I think most of those mentioned are turning over in their graves when the see the manner in which their legacy to their AA kinfolk has been debased; merely used as a free pass by the race hustling elite to further their own political ambitions, or inflate their wallets.

It is time for a real discussion on racial issues in the US - the only problem being that AA's won't like to hear the real truths that need to be told.

Anonymous said...

Holder is softening up the enemy for racial quotas and reparations. The government wants to divide us some more, and conquer.

Anonymous said...

I thought many of the comments here were very perceptive. Holder is correct that many people are afraid to openly discuss race issues, but he doesn't explore the reasons for that.
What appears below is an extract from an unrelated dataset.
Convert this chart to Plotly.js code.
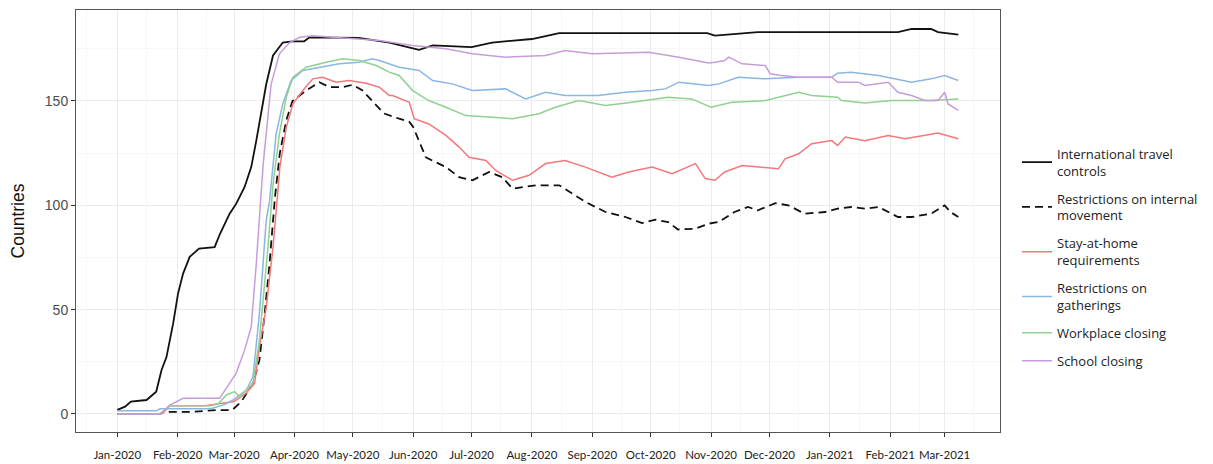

It does seem that many discussions about race still end up in the blame game category.
The biggest thing missing from his speech was the election of Obama. That has to rate as one of the big highlights in Black history of the United States. How could he possibly leave that out(he does mention himself as an example)? It shows the progress that has been made in race relations in this country. Even if people are afraid to discuss race issues openly, it is obvious that perceptions and attitudes have changed for the better.
It was just a poor speech and I was very disappointed that Holder could not have done a better job with the platform he had. I won't call his speech cowardly but he seemed to be afraid to tackle some of the reasons for the lack of discussion on certain issues. He complains about it, but he doesn't give the reasons for it, and his fix suggests he wants more "artificial opportunities" like Black History Month to somehow force people into a candid discussion of the issues and problems. His speech is a good example of why we are not ready for that to happen.

Anonymous said...

11:51am comment

You nailed it:


That is that what Obama, Holder & co are seeking.


Kevin L said...

Why not prove Attorney General Holder wrong and have a serious conversation on racial issues? Don't hide behind a criticism of Holder. By doing so, you're just making his case for him.